261,224 views • 9 months ago

#WATCH | India AI Impact Summit 2026 | Delhi: Founder Chairman and CEO of Sampark Foundation & former CEO of HCL Technologies, Vineet Nayar says, "...From an employment point of view I think it is very important for us to understand that Indian companies, including Indian IT companies, are going to be profit-driven and therefore if you believe that they are going to create employment you must be dreaming. Therefore, the question is how do we create employment in this environment, and that employment comes from mass scale startups, which is what this government has already doing. So, how do we create new sets of people who are trying to solve new sets of problems not new sets of technology and if we do that we will get it right. I think we as Indians have to be very careful on who does data belong to and that is the debate we have a problem with. The LLM models which exist worldwide are far superior than the Indian models. Unfortunately, in India, we never develop products, so therefore we do not have SLMs and LLMs which are world-class. On one side, we have global LLM products which are coming to India and trading on our Indian data. Should we allowed that or should we not allowed that? But on the other side if we don't allow that then we have the data but we don't have the LLM models. So, how do we encourage technology completely to develop the LLM models. This needs radicals strategic thinking and a very important aspect otherwise we will either give up a data.
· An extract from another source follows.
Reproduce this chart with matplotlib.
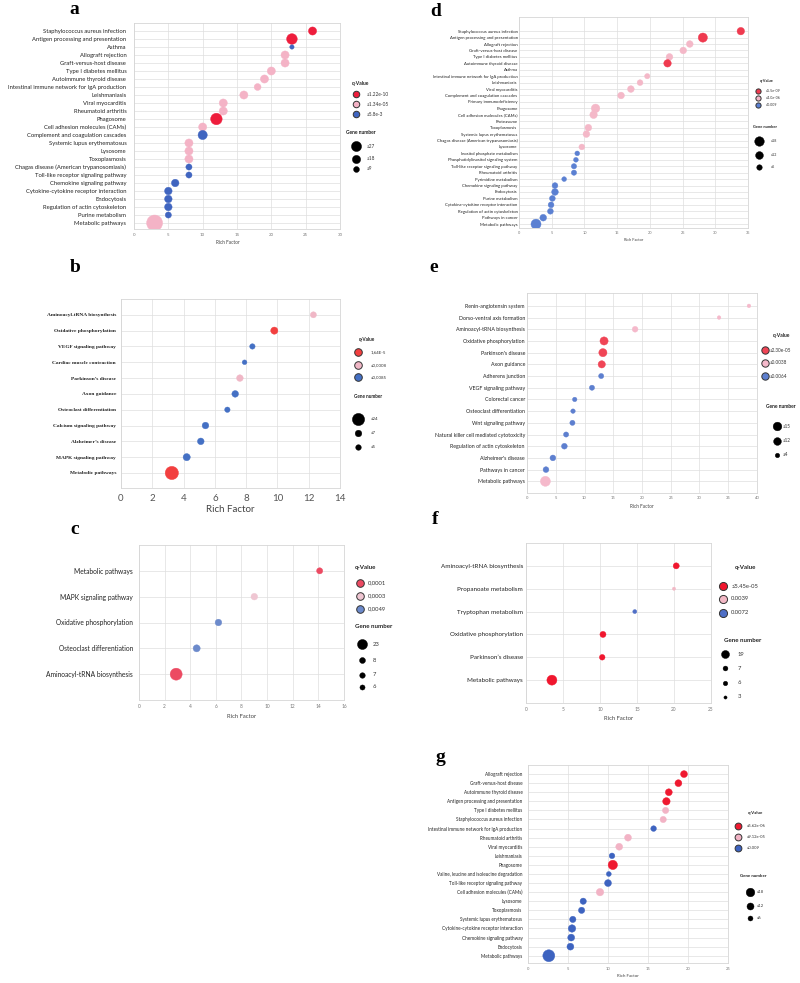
import numpy as np
import matplotlib
matplotlib.use("Agg")
import matplotlib.pyplot as plt

W, H = 800, 983
SANS = ["Lato", "DejaVu Sans"]
SERIF = ["Liberation Serif", "DejaVu Serif"]
nan = np.nan

# ---------------- data ----------------
a_terms = ["Staphylococcus aureus infection", "Antigen processing and presentation", "Asthma",
           "Allograft rejection", "Graft-versus-host disease", "Type I diabetes mellitus",
           "Autoimmune thyroid disease", "Intestinal immune network for IgA production",
           "Leishmaniasis", "Viral myocarditis", "Rheumatoid arthritis", "Phagosome",
           "Cell adhesion molecules (CAMs)", "Complement and coagulation cascades",
           "Systemic lupus erythematosus", "Lysosome", "Toxoplasmosis",
           "Chagas disease (American trypanosomiasis)", "Toll-like receptor signaling pathway",
           "Chemokine signaling pathway", "Cytokine-cytokine receptor interaction",
           "Endocytosis", "Regulation of actin cytoskeleton", "Purine metabolism",
           "Metabolic pathways"]
a_rich = [26, 23, 23, 22, 22, 20, 19, 18, 16, 13, 13, 12, 10, 10, 8, 8, 8, 8, 8, 6, 5, 5, 5, 5, 3]
a_genes = [7, 12, 2, 7, 7, 7, 7, 5, 7, 7, 7, 14, 7, 9, 7, 7, 7, 4, 4, 6, 6, 6, 6, 4, 27]
a_level = list("rrbpppppppprpbpppbbbbbbbp")
a_q_labels = ["≤1.22e-10", "≤1.34e-05", "≤5.8e-3"]
a_gene_legend = [27, 18, 9]
a_gene_labels = ["≤27", "≤18", "≤9"]

b_terms = ["Aminoacyl-tRNA biosynthesis", "Oxidative phosphorylation", "VEGF signaling pathway",
           "Cardiac muscle contraction", "Parkinson’s disease", "Axon guidance",
           "Osteoclast differentiation", "Calcium signaling pathway", "Alzheimer’s disease",
           "MAPK signaling pathway", "Metabolic pathways"]
b_rich = [12.3, 9.8, 8.4, 7.9, 7.6, 7.3, 6.8, 5.4, 5.1, 4.2, 3.25]
b_genes = [5, 7, 4, 3, 6, 6, 4, 6, 6, 7, 24]
b_level = list("prbbpbbbbbr")
b_q_labels = ["1,64E-5", "≤0,0008", "≤0,0085"]
b_gene_legend = [24, 7, 5]
b_gene_labels = ["≤24", "≤7", "≤5"]

c_terms = ["Metabolic pathways", "MAPK signaling pathway", "Oxidative phosphorylation",
           "Osteoclast differentiation", "Aminoacyl-tRNA biosynthesis"]
c_rich = [14.1, 9.0, 6.2, 4.5, 2.9]
c_genes = [6, 7, 7, 8, 23]
c_level = list("rpbbr")
c_q_labels = ["0,0001", "0,0003", "0,0049"]
c_gene_legend = [23, 8, 7, 6]
c_gene_labels = ["23", "8", "7", "6"]

d_terms = ["Staphylococcus aureus infection", "Antigen processing and presentation",
           "Allograft rejection", "Graft-versus-host disease", "Type I diabetes mellitus",
           "Autoimmune thyroid disease", "Asthma", "Intestinal immune network for IgA production",
           "Leishmaniasis", "Viral myocarditis", "Complement and coagulation cascades",
           "Primary immunodeficiency", "Phagosome", "Cell adhesion molecules (CAMs)",
           "Proteasome", "Toxoplasmosis", "Systemic lupus erythematosus",
           "Chagas disease (American trypanosomiasis)", "Lysosome",
           "Inositol phosphate metabolism", "Phosphatidylinositol signaling system",
           "Toll-like receptor signaling pathway", "Rheumatoid arthritis",
           "Pyrimidine metabolism", "Chemokine signaling pathway", "Endocytosis",
           "Purine metabolism", "Cytokine-cytokine receptor interaction",
           "Regulation of actin cytoskeleton", "Pathways in cancer", "Metabolic pathways"]
d_rich = [33.9, 28.1, 26.1, 25.1, 23.0, 22.7, nan, 19.6, 18.5, 17.1, 15.6, nan, 11.7, 11.4,
          nan, 10.6, 10.3, nan, 9.6, 8.9, 8.7, 8.4, 8.4, 6.9, 5.5, 5.5, 5.1, 4.9, 4.8, 3.7, 2.6]
d_genes = [10, 15, 8, 8, 8, 10, 0, 5, 6, 8, 8, 0, 13, 10, 0, 8, 8, 0, 6, 4, 4, 5, 5, 4, 6,
           8, 6, 6, 6, 8, 18]
d_level = list("rrppprppppppppppppp") + list("bbbbbbbbbbbb")
d_q_labels = ["≤5.5e-09", "≤4.0e-06", "≤0.009"]
d_gene_legend = [18, 12, 6]
d_gene_labels = ["≤18", "≤12", "≤6"]

e_terms = ["Renin-angiotensin system", "Dorso-ventral axis formation",
           "Aminoacyl-tRNA biosynthesis", "Oxidative phosphorylation", "Parkinson's disease",
           "Axon guidance", "Adherens junction", "VEGF signaling pathway", "Colorectal cancer",
           "Osteoclast differentiation", "Wnt signaling pathway",
           "Natural killer cell mediated cytotoxicity", "Regulation of actin cytoskeleton",
           "Alzheimer's disease", "Pathways in cancer", "Metabolic pathways"]
e_rich = [38.6, 33.4, 18.8, 13.4, 13.2, 13.0, 12.9, 11.3, 8.3, 8.0, 7.9, 6.8, 6.5, 4.5, 3.3, 3.2]
e_genes = [2, 2, 5, 10, 10, 8, 4, 4, 3, 3, 4, 4, 5, 5, 5, 15]
e_level = list("ppprrrbbbbbbbbbp")
e_q_labels = ["≤2.30e-05", "≤0.0038", "≤0.0064"]
e_gene_legend = [15, 12, 4]
e_gene_labels = ["≤15", "≤12", "≤4"]

f_terms = ["Aminoacyl-tRNA biosynthesis", "Propanoate metabolism", "Tryptophan metabolism",
           "Oxidative phosphorylation", "Parkinson’s disease", "Metabolic pathways"]
f_rich = [20.3, 20.0, 14.7, 10.4, 10.3, 3.5]
f_genes = [7, 2, 3, 7, 6, 19]
f_level = list("rpbrrr")
f_q_labels = ["≤5.45e-05", "0.0039", "0.0072"]
f_gene_legend = [19, 7, 6, 3]
f_gene_labels = ["19", "7", "6", "3"]

g_terms = ["Allograft rejection", "Graft-versus-host disease", "Autoimmune thyroid disease",
           "Antigen processing and presentation", "Type I diabetes mellitus",
           "Staphylococcus aureus infection", "Intestinal immune network for IgA production",
           "Rheumatoid arthritis", "Viral myocarditis", "Leishmaniasis", "Phagosome",
           "Valine, leucine and isoleucine degradation", "Toll-like receptor signaling pathway",
           "Cell adhesion molecules (CAMs)", "Lysosome", "Toxoplasmosis",
           "Systemic lupus erythematosus", "Cytokine-cytokine receptor interaction",
           "Chemokine signaling pathway", "Endocytosis", "Metabolic pathways"]
g_rich = [19.5, 18.8, 17.6, 17.3, 17.2, 16.9, 15.7, 12.5, 11.4, 10.5, 10.6, 10.1, 10.0, 9.0,
          6.9, 6.7, 5.6, 5.5, 5.4, 5.3, 2.6]
g_genes = [6, 6, 6, 7, 5, 5, 4, 6, 6, 4, 11, 3, 6, 7, 5, 5, 5, 7, 6, 6, 18]
g_level = list("rrrrppbppbrbbpbbbbbbb")
g_q_labels = ["≤5.62e-06", "≤9.12e-05", "≤0.009"]
g_gene_legend = [18, 12, 6]
g_gene_labels = ["≤18", "≤12", "≤6"]

# ---------------- drawing ----------------
fig = plt.figure(figsize=(W / 100, H / 100), dpi=100)
over = fig.add_axes([0, 0, 1, 1], zorder=10)
over.set_xlim(0, W)
over.set_ylim(H, 0)
over.axis("off")
over.patch.set_alpha(0)


def panel(rect, terms, rich, genes, level, k, pal, xmax, step, lab_fs, lab_font, lab_w,
          ypad, tick_fs, tick_pad, top_m, bot_m, xl_y, xl_fs, xl_x=None, tick_font=SANS,
          tick_col="#777777"):
    x0, y0, x1, y1 = rect
    ax = fig.add_axes([x0 / W, 1 - y1 / H, (x1 - x0) / W, (y1 - y0) / H])
    n = len(terms)
    ypos = np.arange(n)[::-1]
    cols = [pal[l] for l in level]
    ax.scatter(rich, ypos, s=k * np.asarray(genes, float), c=cols, edgecolors=cols,
               linewidths=0.3, zorder=3)
    ax.set_yticks(ypos)
    ax.set_yticklabels(terms, fontsize=lab_fs, family=lab_font, fontweight=lab_w,
                       color="#222222")
    ax.set_ylim(-bot_m, n - 1 + top_m)
    ax.set_xlim(0, xmax)
    ticks = np.arange(0, xmax + 0.01, step)
    ax.set_xticks(ticks)
    ax.set_xticklabels([f"{t:g}" for t in ticks], fontsize=tick_fs, family=tick_font,
                       color=tick_col)
    ax.tick_params(axis="y", length=0, pad=ypad)
    ax.tick_params(axis="x", length=0, pad=tick_pad)
    ax.grid(True, color="#dedede", lw=0.5)
    ax.set_axisbelow(True)
    for s in ax.spines.values():
        s.set_color("#d6d6d6")
        s.set_linewidth(0.6)
    cx = (x0 + x1) / 2 if xl_x is None else xl_x
    over.text(cx, xl_y, "Rich Factor", fontsize=xl_fs, family=tick_font, color="#444444",
              ha="center", va="center")
    return ax


def legend(pal, qtitle, qx, qy, qlabels, qtx, qs, gtitle, gx, gy, gvals, glabels, gtx, gk,
           fs, tfs, qha="center", gha="center"):
    over.text(qtitle[0], qtitle[1], "q-Value", fontsize=tfs, family=SANS, fontweight="bold",
              ha=qha, va="center", color="#222222")
    for yy, lab, key in zip(qy, qlabels, ["r", "p", "b"]):
        over.scatter([qx], [yy], s=qs, c=pal[key], edgecolors="#333333", linewidths=0.7,
                     zorder=5)
        over.text(qtx, yy, lab, fontsize=fs, family=SANS, ha="left", va="center",
                  color="#333333")
    over.text(gtitle[0], gtitle[1], "Gene number", fontsize=tfs, family=SANS,
              fontweight="bold", ha=gha, va="center", color="#222222")
    for yy, v, lab in zip(gy, gvals, glabels):
        over.scatter([gx], [yy], s=gk * v, c="black", edgecolors="black", linewidths=0.3,
                     zorder=5)
        over.text(gtx, yy, lab, fontsize=fs, family=SANS, ha="left", va="center",
                  color="#333333")


pal_a = {"r": "#ee1d3c", "p": "#f4b3c6", "b": "#4065c0"}
pal_b = {"r": "#f23f3f", "p": "#f0b7c6", "b": "#4470c4"}
pal_c = {"r": "#ec4a62", "p": "#efc6d2", "b": "#6c8acb"}
pal_d = {"r": "#ef3a4f", "p": "#f4b8c8", "b": "#5b80d2"}
pal_e = {"r": "#f04556", "p": "#f5b9cb", "b": "#5d7fcf"}
pal_f = {"r": "#f0162e", "p": "#f2b8c5", "b": "#4f6fc6"}
pal_g = {"r": "#ef1930", "p": "#f2b3c5", "b": "#3d63c0"}

# panel letters
for lab, (x, y) in {"a": (74, 10), "b": (75, 267), "c": (75, 530), "d": (436, 12),
                    "e": (434, 268), "f": (435, 519), "g": (440, 757)}.items():
    over.text(x, y, lab, fontsize=14, family=SERIF, fontweight="bold", ha="center",
              va="center", color="black")

# a
panel((134, 23, 340, 229), a_terms, a_rich, a_genes, a_level, 4.9, pal_a, 30, 5,
      4.2, SANS, "normal", 5.5, 3.2, 3.0, 1.0, 0.75, 243, 3.4, xl_x=228)
legend(pal_a, (361, 83), 356, [94, 104, 114], a_q_labels, 367, 22,
       (361, 132), 356, [146, 159, 169], a_gene_legend, a_gene_labels, 367, 4.9 * 0.4,
       3.4, 3.6)

# b
panel((121, 299, 340, 488), b_terms, b_rich, b_genes, b_level, 3.8, pal_b, 14, 2,
      3.9, SERIF, "bold", 3.6, 7, 4.0, 1.0, 0.95, 510, 7, tick_col="#555555")
legend(pal_b, (367, 339), 358, [352, 365, 377], b_q_labels, 371, 30,
       (368, 397), 358, [419, 433, 447], b_gene_legend, b_gene_labels, 371, 3.8 * 0.85,
       3.2, 3.4)

# c
panel((139, 545, 344, 700), c_terms, c_rich, c_genes, c_level, 3.24, pal_c, 16, 2,
      4.8, SANS, "normal", 4.3, 3.4, 3.0, 1.0, 1.0, 716, 4.2)
legend(pal_c, (355, 567), 360, [583, 596, 609], c_q_labels, 368, 30,
       (355, 627), 362, [644, 660, 675, 687], c_gene_legend, c_gene_labels, 373,
       3.24 * 0.7, 4.2, 4.4, qha="left", gha="left")

# d
panel((519, 17, 748, 228), d_terms, d_rich, d_genes, d_level, 2.9, pal_d, 35, 5,
      3.1, SANS, "normal", 1.0, 2.8, 2.0, 2.2, 0.6, 240, 2.8)
legend(pal_d, (767, 81), 758, [91, 98, 105], d_q_labels, 766, 14,
       (765, 127), 759, [141, 155, 167], d_gene_legend, d_gene_labels, 771, 2.9 * 0.9,
       2.6, 2.8)

# e
panel((527, 293, 757, 493), e_terms, e_rich, e_genes, e_level, 3.45, pal_e, 40, 5,
      3.8, SANS, "normal", 1.5, 3.0, 2.5, 1.1, 1.0, 507, 3.4)
legend(pal_e, (782, 335), 765, [350, 363, 376], e_q_labels, 770, 28,
       (766, 407), 777, [426, 441, 455], e_gene_legend, e_gene_labels, 783, 3.45 * 0.75,
       3.3, 3.6, gha="left")

# f
panel((526, 543, 711, 703), f_terms, f_rich, f_genes, f_level, 2.73, pal_f, 25, 5,
      4.5, SANS, "normal", 2.0, 3.4, 3.0, 1.0, 1.0, 718, 4.2)
legend(pal_f, (745, 568), 723, [586, 599, 613], f_q_labels, 731, 34,
       (743, 640), 725, [654, 668, 683, 697], f_gene_legend, f_gene_labels, 738,
       2.73 * 0.64, 4.2, 4.4)

# g
panel((528, 765, 728, 963), g_terms, g_rich, g_genes, g_level, 4.1, pal_g, 25, 5,
      3.3, SANS, "normal", 4.0, 3.0, 3.0, 1.0, 0.8, 976, 3.2)
legend(pal_g, (755, 813), 738, [826, 837, 848], g_q_labels, 747, 24,
       (753, 876), 750, [892, 906, 918], g_gene_legend, g_gene_labels, 757, 4.1 * 0.52,
       3.0, 3.2)

fig.savefig("out.png", dpi=100)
So, I think it's a very critical aspect for us to think about - who does this data belong, what is the kind of incentives we are going to give to develop LLM technologies or SLM technologies fast so that we train on our data otherwise an LLM will come in with our data and we'll immediately see return and we'll celebrate and we will do all these kind of press releases but the India will lose a competitive advantage on something which is very critical for the next decade."